Every drinking water system would measure the levels of these four compounds in their system. The levels would be compared to the following Health-Based Water Concentration (HBWC), which is the level no health effects are expected for that specific compound. Because EPA determined the MCLG for PFOA and PFOS is zero, both of these compounds are not considered in the health index analysis.
The measured value is divided by the HBWC then those four values are added together. If the total sum of those values is greater than 1.0 it is considered a violation of the standard. The HWBC’s for each of the four compounds are as follow:
If the rule goes final what requirements will apply to public drinking water systems?

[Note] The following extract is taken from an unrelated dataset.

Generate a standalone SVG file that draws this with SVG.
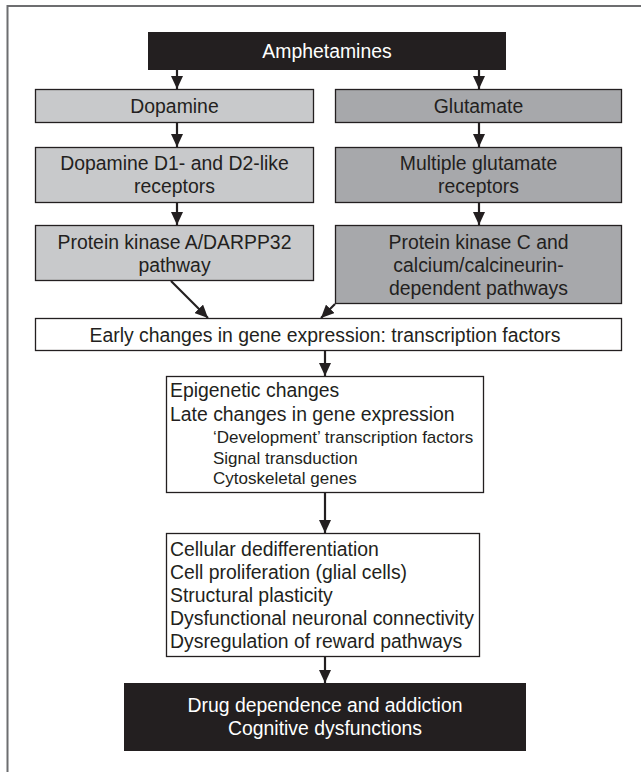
<svg xmlns="http://www.w3.org/2000/svg" width="641" height="772" viewBox="0 0 641 772">
<defs>
<marker id="ah" markerWidth="14" markerHeight="12" refX="13" refY="6" orient="auto" markerUnits="userSpaceOnUse">
<path d="M0,0 L13,6 L0,12 Z" fill="#231f20"/>
</marker>
<style>
text{font-family:"Liberation Sans",Arial,Helvetica,sans-serif;font-size:19.4px;fill:#231f20}
.c{text-anchor:middle}
.w{fill:#ffffff}
.s{font-size:17px}
.blk{fill:#231f20;stroke:none}
.lg{fill:#c8c9cb;stroke:#231f20;stroke-width:1.3}
.dg{fill:#a7a8ab;stroke:#231f20;stroke-width:1.3}
.wh{fill:#ffffff;stroke:#231f20;stroke-width:1.3}
.ar{stroke:#231f20;stroke-width:2.2;fill:none;marker-end:url(#ah)}
</style>
</defs>
<rect width="641" height="772" fill="#ffffff"/>
<path d="M7.5,772 V6 H641" fill="none" stroke="#6d6e70" stroke-width="2"/>
<g id="amphetamines">
<rect class="blk" x="148" y="32" width="358" height="38"/>
<text class="c w" x="327" y="58">Amphetamines</text>
</g>
<g id="dopamine">
<rect class="lg" x="35.5" y="89.5" width="278" height="33"/>
<text class="c" x="174.5" y="113">Dopamine</text>
</g>
<g id="glutamate">
<rect class="dg" x="335.5" y="89.5" width="286" height="33"/>
<text class="c" x="478.5" y="113">Glutamate</text>
</g>
<g id="d1d2">
<rect class="lg" x="35.5" y="147.5" width="278" height="55"/>
<text class="c" x="174.5" y="170">Dopamine D1- and D2-like</text>
<text class="c" x="174.5" y="193">receptors</text>
</g>
<g id="gluRec">
<rect class="dg" x="335.5" y="147.5" width="286" height="55"/>
<text class="c" x="478.5" y="170">Multiple glutamate</text>
<text class="c" x="478.5" y="193">receptors</text>
</g>
<g id="pka">
<rect class="lg" x="35.5" y="225.5" width="278" height="55"/>
<text class="c" x="174.5" y="249">Protein kinase A/DARPP32</text>
<text class="c" x="174.5" y="272">pathway</text>
</g>
<g id="pkc">
<rect class="dg" x="335.5" y="225.5" width="286" height="78"/>
<text class="c" x="478.5" y="249">Protein kinase C and</text>
<text class="c" x="478.5" y="272">calcium/calcineurin-</text>
<text class="c" x="478.5" y="295">dependent pathways</text>
</g>
<g id="early">
<rect class="wh" x="35.5" y="318.5" width="586" height="32"/>
<text class="c" x="325" y="342">Early changes in gene expression: transcription factors</text>
</g>
<g id="late">
<rect class="wh" x="166.5" y="376.5" width="317" height="116"/>
<text x="170" y="397">Epigenetic changes</text>
<text x="170" y="421">Late changes in gene expression</text>
<text class="s" x="213" y="443">‘Development’ transcription factors</text>
<text class="s" x="213" y="464">Signal transduction</text>
<text class="s" x="213" y="484">Cytoskeletal genes</text>
</g>
<g id="cellular">
<rect class="wh" x="166.5" y="533.5" width="313" height="123"/>
<text x="170" y="556">Cellular dedifferentiation</text>
<text x="170" y="579">Cell proliferation (glial cells)</text>
<text x="170" y="602">Structural plasticity</text>
<text x="170" y="625">Dysfunctional neuronal connectivity</text>
<text x="170" y="648">Dysregulation of reward pathways</text>
</g>
<g id="addiction">
<rect class="blk" x="124" y="683" width="402" height="68"/>
<text class="c w" x="325" y="712">Drug dependence and addiction</text>
<text class="c w" x="325" y="735">Cognitive dysfunctions</text>
</g>
<g id="connectors">
<line class="ar" x1="177" y1="70" x2="177" y2="89"/>
<line class="ar" x1="479" y1="70" x2="479" y2="89"/>
<line class="ar" x1="177" y1="123" x2="177" y2="147"/>
<line class="ar" x1="479" y1="123" x2="479" y2="147"/>
<line class="ar" x1="177" y1="203" x2="177" y2="225"/>
<line class="ar" x1="479" y1="203" x2="479" y2="225"/>
<line class="ar" x1="171" y1="281" x2="208" y2="318"/>
<line class="ar" x1="335" y1="304" x2="321" y2="318"/>
<line class="ar" x1="325" y1="351" x2="325" y2="376"/>
<line class="ar" x1="325" y1="493" x2="325" y2="533"/>
<line class="ar" x1="325" y1="657" x2="325" y2="683"/>
</g>
</svg>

Initial monitoring of the system will be required within three years after the rule’s promulgation. Systems must be in compliance with the MCL and health index within three years. Due to the engineering planning and construction timeframes, public drinking water systems will likely need to initiate engineering shortly after the rule is final in order to have treatment systems in place within the three year time period allowed for compliance. There are recognized treatment systems that are effective in removing PFAS compounds, including activated carbon, anion exchange (AIX) and high-pressure membrane technologies. All of these treatment systems are expensive to install and have ongoing operation & maintenance (O&M) costs. Another issue is that the material used to filter PFAS, such as carbon filter, must be managed as a PFAS containing waste, which increases disposal costs. As discussed below, due the large number of public drinking water systems that could be affected, the rule will result in very significant compliance costs during the 2024-2026 time period.

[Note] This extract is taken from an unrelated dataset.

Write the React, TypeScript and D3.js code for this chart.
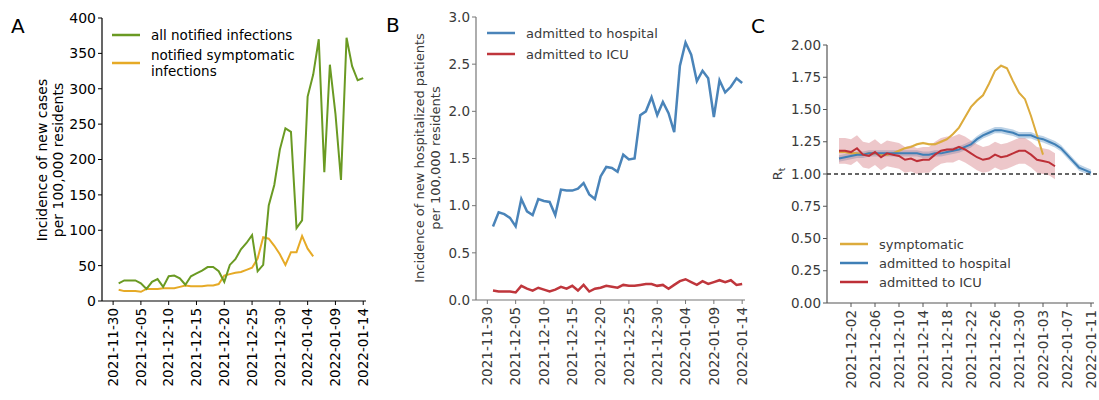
import React from 'react';
import * as d3 from 'd3';

// ---- Panel A: notified infections per 100,000 (daily from 2021-12-01)
const casesStart = '2021-12-01';
const allInfections = [
  25, 29, 29, 29, 25, 17, 27, 31, 20, 35, 36, 32, 23, 35, 39, 43, 48, 48, 42, 27,
  51, 59, 73, 82, 93, 42, 51, 135, 164, 214, 244, 239, 103, 114, 289, 320, 370, 182,
  334, 265, 171, 372, 332, 312, 315,
];
const symptomaticInfections = [
  16, 14, 14, 14, 13, 17, 17, 17, 18, 18, 18, 20, 22, 21, 21, 21, 22, 22, 24, 36,
  38, 40, 41, 44, 47, 60, 90, 88, 78, 66, 51, 69, 69, 92, 74, 63,
];
const ticksAB = [
  '2021-11-30', '2021-12-05', '2021-12-10', '2021-12-15', '2021-12-20',
  '2021-12-25', '2021-12-30', '2022-01-04', '2022-01-09', '2022-01-14',
];
const ticksA = [0, 50, 100, 150, 200, 250, 300, 350, 400];

// ---- Panel B: hospitalised per 100,000 (daily from 2021-12-01)
const hospStart = '2021-12-01';
const hospitalAdmissions = [
  0.78, 0.93, 0.91, 0.87, 0.78, 1.07, 0.94, 0.9, 1.07, 1.05, 1.04, 0.9, 1.17, 1.16,
  1.16, 1.18, 1.24, 1.12, 1.07, 1.31, 1.41, 1.4, 1.36, 1.54, 1.49, 1.5, 1.96, 2.0,
  2.15, 1.96, 2.1, 1.98, 1.78, 2.48, 2.73, 2.6, 2.32, 2.43, 2.35, 1.94, 2.33, 2.2,
  2.26, 2.35, 2.3,
];
const icuAdmissions = [
  0.1, 0.09, 0.09, 0.09, 0.08, 0.15, 0.12, 0.1, 0.13, 0.11, 0.09, 0.11, 0.14, 0.12,
  0.15, 0.1, 0.16, 0.09, 0.12, 0.13, 0.15, 0.14, 0.13, 0.16, 0.15, 0.15, 0.16, 0.17,
  0.17, 0.15, 0.16, 0.12, 0.16, 0.2, 0.22, 0.19, 0.16, 0.2, 0.17, 0.19, 0.21, 0.19,
  0.21, 0.16, 0.17,
];
const ticksB = [0, 0.5, 1, 1.5, 2, 2.5, 3];

// ---- Panel C: reproduction number R_t (daily from 2021-11-30)
const rtStart = '2021-11-30';
const rtSymptomatic = [
  1.17, 1.17, 1.16, 1.16, 1.15, 1.16, 1.16, 1.15, 1.15, 1.16, 1.18, 1.2, 1.21, 1.23,
  1.24, 1.23, 1.23, 1.25, 1.27, 1.31, 1.36, 1.44, 1.52, 1.57, 1.61, 1.7, 1.8, 1.84,
  1.82, 1.72, 1.63, 1.58, 1.45, 1.3, 1.15,
];
const rtHospital = [
  1.12, 1.13, 1.14, 1.15, 1.15, 1.16, 1.16, 1.16, 1.16, 1.16, 1.16, 1.16, 1.16, 1.16,
  1.15, 1.15, 1.16, 1.16, 1.17, 1.18, 1.19, 1.21, 1.23, 1.27, 1.3, 1.32, 1.34, 1.34,
  1.33, 1.32, 1.3, 1.3, 1.3, 1.28, 1.27, 1.25, 1.23, 1.2, 1.15, 1.1, 1.05, 1.03, 1.01,
];
const rtIcu = [
  1.18, 1.18, 1.17, 1.2, 1.15, 1.14, 1.17, 1.13, 1.16, 1.15, 1.14, 1.11, 1.12, 1.1,
  1.11, 1.11, 1.15, 1.18, 1.19, 1.19, 1.21, 1.19, 1.16, 1.13, 1.11, 1.12, 1.15, 1.13,
  1.14, 1.16, 1.18, 1.18, 1.15, 1.11, 1.1, 1.09, 1.06,
];
const rtSymptomaticBand = 0.01;
const rtHospitalBand = 0.025;
const rtIcuBand = 0.1;
const ticksC = [0, 0.25, 0.5, 0.75, 1, 1.25, 1.5, 1.75, 2];
const dateTicksC = [
  '2021-12-02', '2021-12-06', '2021-12-10', '2021-12-14', '2021-12-18', '2021-12-22',
  '2021-12-26', '2021-12-30', '2022-01-03', '2022-01-07', '2022-01-11',
];

const parse = d3.timeParse('%Y-%m-%d');
const FONT = 'DejaVu Sans, sans-serif';

const series = (start: string, vals: number[]) =>
  vals.map((v, i) => ({ date: d3.timeDay.offset(parse(start)!, i), v }));

type Scale = d3.ScaleTime<number, number>;
type YScale = d3.ScaleLinear<number, number>;

function Axes({ x, y, xTicks, yTicks, yFmt, color, axisColor, fs, xfs }: {
  x: Scale; y: YScale; xTicks: string[]; yTicks: number[]; yFmt: (v: number) => string;
  color: string; axisColor: string; fs: number; xfs: number;
}) {
  const [x0, x1] = x.range();
  const [y0, y1] = y.range();
  return (
    <g fontFamily={FONT}>
      <line x1={x0} x2={x0} y1={y0} y2={y1} stroke={axisColor} strokeWidth={1.2} />
      <line x1={x0} x2={x1} y1={y0} y2={y0} stroke={axisColor} strokeWidth={1.2} />
      {yTicks.map(t => (
        <g key={t} transform={`translate(${x0},${y(t)})`}>
          <line x1={-4} x2={0} stroke={axisColor} />
          <text x={-6} dy="0.35em" textAnchor="end" fontSize={fs} fill={color}>{yFmt(t)}</text>
        </g>
      ))}
      {xTicks.map(t => (
        <g key={t} transform={`translate(${x(parse(t)!)},${y0})`}>
          <line y1={0} y2={4} stroke={axisColor} />
          <text transform="translate(0,7) rotate(-90)" dy="0.35em" textAnchor="end"
            fontSize={xfs} fill={color}>{t}</text>
        </g>
      ))}
    </g>
  );
}

function LegendItem({ x, y, color, label, fs, fill }: { x: number; y: number; color: string; label: string[]; fs: number; fill: string }) {
  return (
    <g fontFamily={FONT}>
      <line x1={x} x2={x + 28} y1={y} y2={y} stroke={color} strokeWidth={2.5} />
      {label.map((l, i) => (
        <text key={l} x={x + 39} y={y + 5 + (i - (label.length - 1) / 2) * 16} fontSize={fs} fill={fill}>{l}</text>
      ))}
    </g>
  );
}

export default function App() {
  // Panel A
  const xA = d3.scaleTime().domain([parse('2021-11-28')!, new Date(2022, 0, 14, 12)]).range([102, 366]);
  const yA = d3.scaleLinear().domain([0, 400]).range([301, 18]);
  const lineA = d3.line<{ date: Date; v: number }>().x(d => xA(d.date)).y(d => yA(d.v));

  // Panel B
  const xB = d3.scaleTime().domain([parse('2021-11-28')!, new Date(2022, 0, 14, 12)]).range([476, 745]);
  const yB = d3.scaleLinear().domain([0, 3]).range([300, 17]);
  const lineB = d3.line<{ date: Date; v: number }>().x(d => xB(d.date)).y(d => yB(d.v));

  // Panel C
  const xC = d3.scaleTime().domain([parse('2021-11-28')!, new Date(2022, 0, 11, 12)]).range([827, 1094]);
  const yC = d3.scaleLinear().domain([0, 2]).range([303, 45]);
  const lineC = d3.line<{ date: Date; v: number }>().x(d => xC(d.date)).y(d => yC(d.v));
  const band = (w: number) => d3.area<{ date: Date; v: number }>()
    .x(d => xC(d.date)).y0(d => yC(d.v - w)).y1(d => yC(d.v + w));

  const green = '#6a9a23';
  const gold = '#e6aa26';
  const blue = '#4a84b9';
  const red = '#bf363c';
  const goldC = '#dcab3c';
  const blueC = '#3f7fb6';
  const redC = '#bd2f37';
  const gray = '#3a3a3a';

  const sym = series(rtStart, rtSymptomatic);
  const hos = series(rtStart, rtHospital);
  const icu = series(rtStart, rtIcu);

  return (
    <svg width={1099} height={400} style={{ position: 'absolute', left: 0, top: 0, background: '#fff' }}>
      {/* ---------- A ---------- */}
      <text x={11} y={33} fontSize={20} fontFamily={FONT}>A</text>
      <Axes x={xA} y={yA} xTicks={ticksAB} yTicks={ticksA} yFmt={v => String(v)}
        color="#000" axisColor="#000" fs={14} xfs={13.5} />
      <g fontFamily={FONT} fontSize={14} textAnchor="middle">
        <text transform={`translate(47,160) rotate(-90)`}>Incidence of new cases</text>
        <text transform={`translate(63,160) rotate(-90)`}>per 100,000 residents</text>
      </g>
      <path d={lineA(series(casesStart, symptomaticInfections))!} fill="none" stroke={gold} strokeWidth={2} />
      <path d={lineA(series(casesStart, allInfections))!} fill="none" stroke={green} strokeWidth={2} />
      <LegendItem x={112} y={35} color={green} label={['all notified infections']} fs={13.5} fill="#000" />
      <LegendItem x={112} y={63} color={gold} label={['notified symptomatic', 'infections']} fs={13.5} fill="#000" />

      {/* ---------- B ---------- */}
      <text x={386} y={32} fontSize={20} fontFamily={FONT}>B</text>
      <Axes x={xB} y={yB} xTicks={ticksAB} yTicks={ticksB} yFmt={v => v.toFixed(1)}
        color={gray} axisColor="#777" fs={13.5} xfs={13.5} />
      <g fontFamily={FONT} fontSize={13} textAnchor="middle" fill={gray}>
        <text transform={`translate(424,158) rotate(-90)`}>Incidence of new hospitalized patients</text>
        <text transform={`translate(440,158) rotate(-90)`}>per 100,000 residents</text>
      </g>
      <path d={lineB(series(hospStart, hospitalAdmissions))!} fill="none" stroke={blue} strokeWidth={2.5} />
      <path d={lineB(series(hospStart, icuAdmissions))!} fill="none" stroke={red} strokeWidth={2.5} />
      <LegendItem x={487} y={33} color={blue} label={['admitted to hospital']} fs={13} fill={gray} />
      <LegendItem x={487} y={54} color={red} label={['admitted to ICU']} fs={13} fill={gray} />

      {/* ---------- C ---------- */}
      <text x={751} y={33} fontSize={20} fontFamily={FONT}>C</text>
      <Axes x={xC} y={yC} xTicks={dateTicksC} yTicks={ticksC} yFmt={v => v.toFixed(2)}
        color={gray} axisColor="#555" fs={13.5} xfs={13.5} />
      <text transform={`translate(782,${yC(1)}) rotate(-90)`} textAnchor="middle" fontFamily={FONT} fontSize={13} fill={gray}>
        R<tspan fontSize={9} dy={3}>t</tspan>
      </text>
      <path d={band(rtSymptomaticBand)(sym)!} fill={goldC} opacity={0.3} />
      <path d={band(rtHospitalBand)(hos)!} fill={blueC} opacity={0.35} />
      <path d={band(rtIcuBand)(icu)!} fill="#d2737b" opacity={0.4} />
      <line x1={xC.range()[0]} x2={1099} y1={yC(1)} y2={yC(1)} stroke="#333" strokeWidth={1.3} strokeDasharray="4,3" />
      <path d={lineC(sym)!} fill="none" stroke={goldC} strokeWidth={2} />
      <path d={lineC(hos)!} fill="none" stroke={blueC} strokeWidth={2} />
      <path d={lineC(icu)!} fill="none" stroke={redC} strokeWidth={2} />
      <LegendItem x={840} y={244} color={goldC} label={['symptomatic']} fs={13} fill={gray} />
      <LegendItem x={840} y={263} color={blueC} label={['admitted to hospital']} fs={13} fill={gray} />
      <LegendItem x={840} y={282} color={redC} label={['admitted to ICU']} fs={13} fill={gray} />
    </svg>
  );
}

EPA’s analysis of cost of compliance and anticipated health benefits
When developing new MCLs under the Safe Drinking Water Act, U.S. EPA is required to analyze the anticipated health benefits and cost of compliance of the proposed rule. EPA estimates there are approximately 66,000 public drinking water systems that could be affected by the rule. The proposed rule includes a very detailed cost/benefit analysis of the proposed rule. EPA used a time period of 80 years to evaluate the annual cost and annual health benefit of the proposed rule. EPA’s analysis included a range of estimated annualized compliance costs of between $700 million to $1.3 billion dollars. While this is an oversimplification from EPA’s proposed rule, over an 80 year time frame, the total cost would have estimated range of between $56 billion to $104 billion. However, those costs will be front loaded because the most significant engineering and construction costs will be in the early years as drinking water systems install treatment.
What is the next significant regulatory action anticipated by EPA regarding PFAS?
EPA has indicated it will propose a rule designating PFOA and PFOS as “hazardous substances” under CERCLA sometime in the summer of 2023. If PFOA and PFOS are defined as hazardous substances under CERCLA, it will provide clear legal authority to those seeking cleanup of property contaminated by PFAS.